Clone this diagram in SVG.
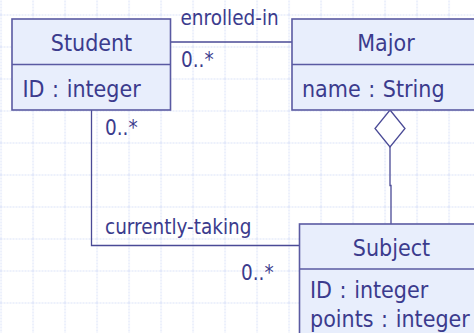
<svg xmlns="http://www.w3.org/2000/svg" width="474" height="333" viewBox="0 0 474 333">
  <defs>
    <pattern id="grid" x="0.5" y="14.5" width="32" height="32" patternUnits="userSpaceOnUse">
      <path d="M0,0.5 H32 M0.5,0 V32" fill="none" stroke="#dbe2f8" stroke-width="1.2" stroke-dasharray="2 1"/>
    </pattern>
  </defs>
  <style>
    .box { fill: #e8eefc; stroke: #5a5aa2; stroke-width: 1.6; }
    .sep { stroke: #5a5aa2; stroke-width: 1.6; fill: none; }
    .conn { stroke: #4a4a96; stroke-width: 1.3; fill: none; }
    .diamond { fill: #ffffff; stroke: #4a4a96; stroke-width: 1.3; }
    .name { font-family: "DejaVu Sans Condensed", "DejaVu Sans", sans-serif; font-size: 23px; fill: #3b3b8d; text-anchor: middle; }
    .attr { font-family: "DejaVu Sans Condensed", "DejaVu Sans", sans-serif; font-size: 23px; fill: #3b3b8d; word-spacing: 1px; }
    .label { font-family: "DejaVu Sans Condensed", "DejaVu Sans", sans-serif; font-size: 20.5px; fill: #3b3b8d; }
  </style>

  <rect x="0" y="0" width="474" height="333" fill="#ffffff"/>
  <rect x="0" y="0" width="474" height="333" fill="url(#grid)"/>

  <g id="connectors">
    <!-- Student to Major -->
    <line class="conn" x1="171" y1="42" x2="292" y2="42"/>
    <!-- Student to Subject -->
    <polyline class="conn" points="91.5,110 91.5,245.5 299.5,245.5"/>
    <!-- aggregation Major to Subject -->
    <path class="conn" d="M390,147 V185.5 H391 V224"/>
    <polygon class="diamond" points="390,110 405,128.5 390,147 375,128.5"/>
    <text class="label" x="180.5" y="25">enrolled-in</text>
    <text class="label" x="181" y="67">0..*</text>
    <text class="label" x="105" y="135">0..*</text>
    <text class="label" x="105" y="234">currently-taking</text>
    <text class="label" x="241" y="280">0..*</text>
  </g>

  <g id="student">
    <rect class="box" x="12" y="19" width="158.5" height="91"/>
    <line class="sep" x1="12" y1="64.5" x2="170.5" y2="64.5"/>
    <text class="name" x="91.5" y="51">Student</text>
    <text class="attr" x="22.5" y="97">ID : integer</text>
  </g>

  <g id="major">
    <rect class="box" x="292" y="19" width="190" height="91"/>
    <line class="sep" x1="292" y1="64.5" x2="482" y2="64.5"/>
    <text class="name" x="386" y="51">Major</text>
    <text class="attr" x="302" y="97">name : String</text>
  </g>

  <g id="subject">
    <rect class="box" x="299.5" y="224" width="184" height="120"/>
    <line class="sep" x1="299.5" y1="269" x2="483.5" y2="269"/>
    <text class="name" x="391.5" y="256">Subject</text>
    <text class="attr" x="310" y="298">ID : integer</text>
    <text class="attr" x="310" y="326.5">points : integer</text>
  </g>
</svg>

§ GIVEN INSTRUCTION
Leave out the pictures and output the rest of the material exactly as written.

§ PROBLEM SOLUTION
Clone this diagram in SVG.
<svg xmlns="http://www.w3.org/2000/svg" width="474" height="333" viewBox="0 0 474 333">
  <defs>
    <pattern id="grid" x="0.5" y="14.5" width="32" height="32" patternUnits="userSpaceOnUse">
      <path d="M0,0.5 H32 M0.5,0 V32" fill="none" stroke="#dbe2f8" stroke-width="1.2" stroke-dasharray="2 1"/>
    </pattern>
  </defs>
  <style>
    .box { fill: #e8eefc; stroke: #5a5aa2; stroke-width: 1.6; }
    .sep { stroke: #5a5aa2; stroke-width: 1.6; fill: none; }
    .conn { stroke: #4a4a96; stroke-width: 1.3; fill: none; }
    .diamond { fill: #ffffff; stroke: #4a4a96; stroke-width: 1.3; }
    .name { font-family: "DejaVu Sans Condensed", "DejaVu Sans", sans-serif; font-size: 23px; fill: #3b3b8d; text-anchor: middle; }
    .attr { font-family: "DejaVu Sans Condensed", "DejaVu Sans", sans-serif; font-size: 23px; fill: #3b3b8d; word-spacing: 1px; }
    .label { font-family: "DejaVu Sans Condensed", "DejaVu Sans", sans-serif; font-size: 20.5px; fill: #3b3b8d; }
  </style>

  <rect x="0" y="0" width="474" height="333" fill="#ffffff"/>
  <rect x="0" y="0" width="474" height="333" fill="url(#grid)"/>

  <g id="connectors">
    <!-- Student to Major -->
    <line class="conn" x1="171" y1="42" x2="292" y2="42"/>
    <!-- Student to Subject -->
    <polyline class="conn" points="91.5,110 91.5,245.5 299.5,245.5"/>
    <!-- aggregation Major to Subject -->
    <path class="conn" d="M390,147 V185.5 H391 V224"/>
    <polygon class="diamond" points="390,110 405,128.5 390,147 375,128.5"/>
    <text class="label" x="180.5" y="25">enrolled-in</text>
    <text class="label" x="181" y="67">0..*</text>
    <text class="label" x="105" y="135">0..*</text>
    <text class="label" x="105" y="234">currently-taking</text>
    <text class="label" x="241" y="280">0..*</text>
  </g>

  <g id="student">
    <rect class="box" x="12" y="19" width="158.5" height="91"/>
    <line class="sep" x1="12" y1="64.5" x2="170.5" y2="64.5"/>
    <text class="name" x="91.5" y="51">Student</text>
    <text class="attr" x="22.5" y="97">ID : integer</text>
  </g>

  <g id="major">
    <rect class="box" x="292" y="19" width="190" height="91"/>
    <line class="sep" x1="292" y1="64.5" x2="482" y2="64.5"/>
    <text class="name" x="386" y="51">Major</text>
    <text class="attr" x="302" y="97">name : String</text>
  </g>

  <g id="subject">
    <rect class="box" x="299.5" y="224" width="184" height="120"/>
    <line class="sep" x1="299.5" y1="269" x2="483.5" y2="269"/>
    <text class="name" x="391.5" y="256">Subject</text>
    <text class="attr" x="310" y="298">ID : integer</text>
    <text class="attr" x="310" y="326.5">points : integer</text>
  </g>
</svg>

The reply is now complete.